I went on Countdown last night to chat with Lawrence O'Donnell -- who was filling in for Keith Olbermann -- about Bill Clinton's remarks the other day about the never-ending bloodlust of the "vast right-wing conspiracy".
O'Donnell was critical of Clinton for suggesting that the power of the conspiracy was less today than what he faced -- and regarding that aspect of Clinton's remarks, I agree with him. The reality, as I explained in the segment, is that the spread and reach of the really virulent wingnuttery that plagued Clinton -- the black-helicopter conspiracy theories like Mena, or the Vince Foster suicide, or the Clinton Body Count -- was largely relegated, until later in his tenure, to the fringes of the militia movement.

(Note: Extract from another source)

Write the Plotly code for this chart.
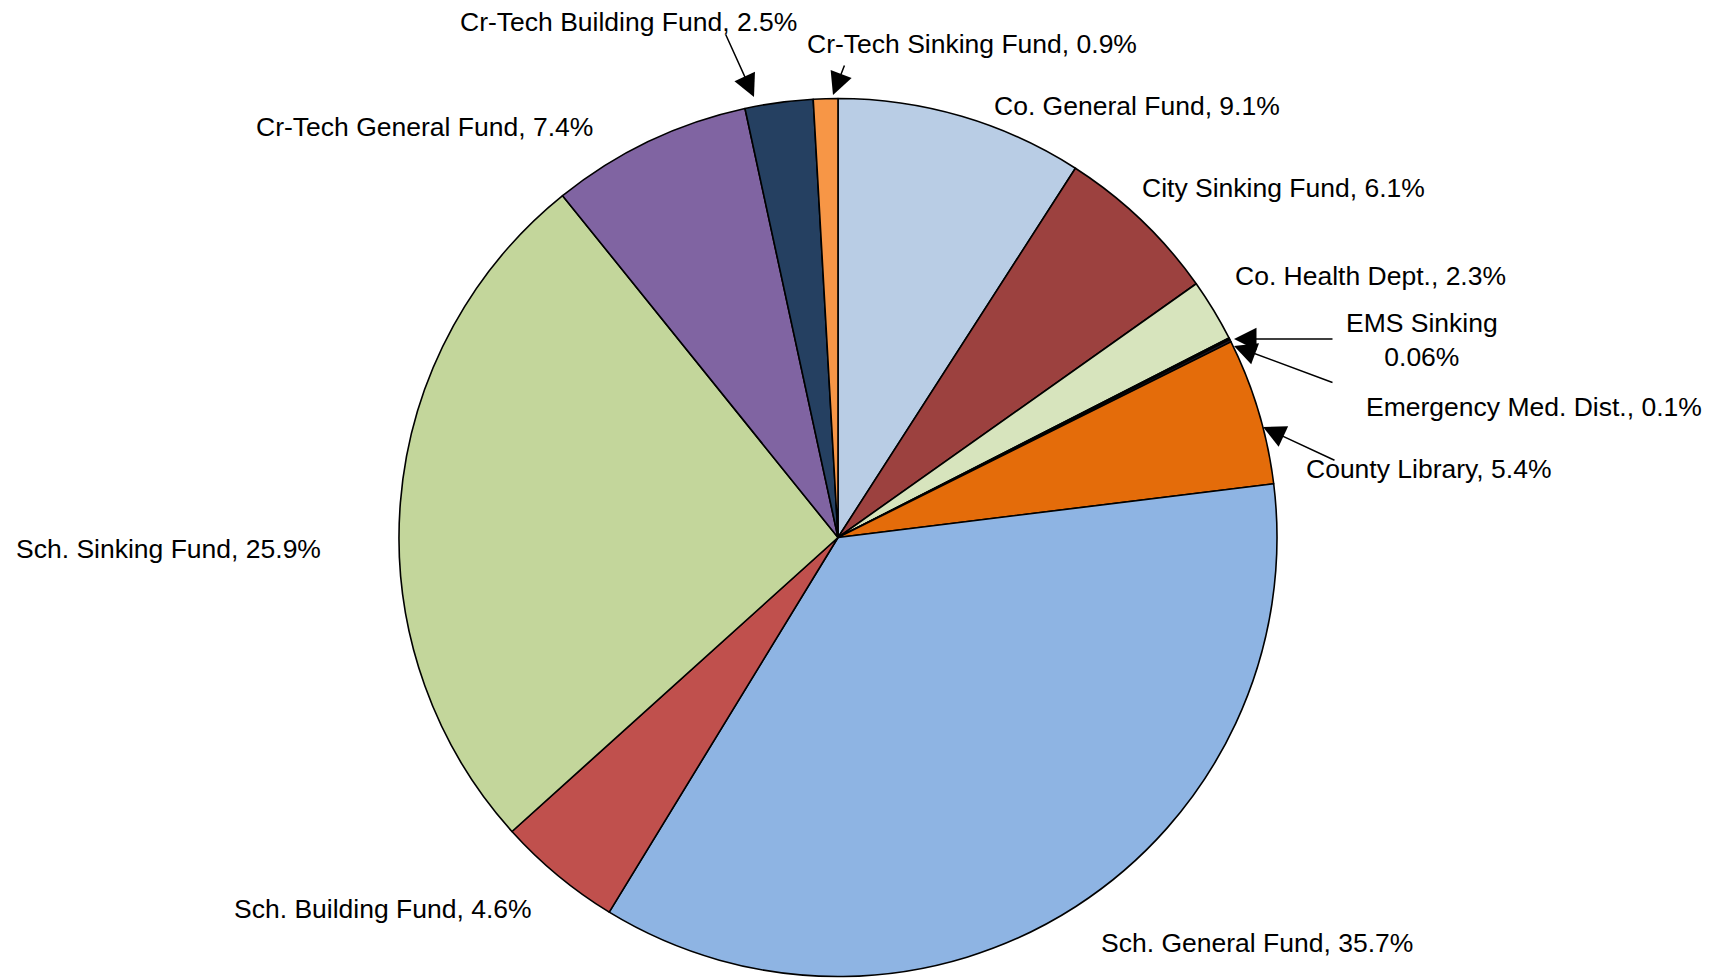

Obama, by contrast, is not even through his first year as president and he's already being plagued by Birthers and Tenthers and Teabaggers and Death Panels (along with, of course, the obligatory "He's Going To Grab Our Guns" conspiracies).
And it's true, moreover, the Clinton is right that the country has changed demographically since he was president, which means they do not possess the actual political power they held during much of his tenure. But they've made up for the lack of power with a much deeper reach into the mainstream. I dunno about you, but it sure looks to me like the Teabaggers are the new Patriots -- and there's a hell of a lot more of them.
Perhaps more to the point, they've already demonstrated -- by at least temporarily derailing the debate over health-care reform with wingnutty distractions like the "death panels" and the gun-brandishing nutcases showing up at health-care town hall forums -- that they continue to have an outsize influence on the national discourse. Especially because of Fox News and the rest of the mainstream media's willingness to be bullied by them -- led, as always, by the wise media poobahs of the Beltway Village.
That is -- and you can file this under the L'esprit de l'escalier Dept., since I meant to say it in this segment -- what they lack in power they've more than made up for by continuing to pull the media reins and shape the national discourse. They're able to move the media needles still -- which is, of course, the problem. The Village gives movement conservatives far more respect than they deserve, especially at this juncture, with the movement fully in the hands of nutty populist demagogues.
Glenn Beck is as popular as he is because everyone in the "mainstream" is too busy running fawning puff pieces to point out his actual extremism. No one has the guts to explain that these people are driving the Republicans over a cliff into political oblivion.
In The Eliminationists, I do talk a lot about how vicious the campaign against Clinton got to be -- and how many bridges and alliances were built between the far right and mainstream conservatives during those years as a result, particularly in the way right-wing talkers started picking up and transmitting memes from the far right.
Finally, I should add that, while I disagree with Clinton on this point, I generally agreed with the overall thrust of his recent comments, particularly his warning that the "conspiracy" (as it were) remains a potent force, capable of undermining Obama's presidency in unexpected ways. One can't help but suspect that Obama has been naive on this front -- how many times does he have to reach out to Republicans and come back with a chewed-up hand to get it? -- and I suspect Clinton intended to point out the cold reality. To which I can only add: Hear! Hear!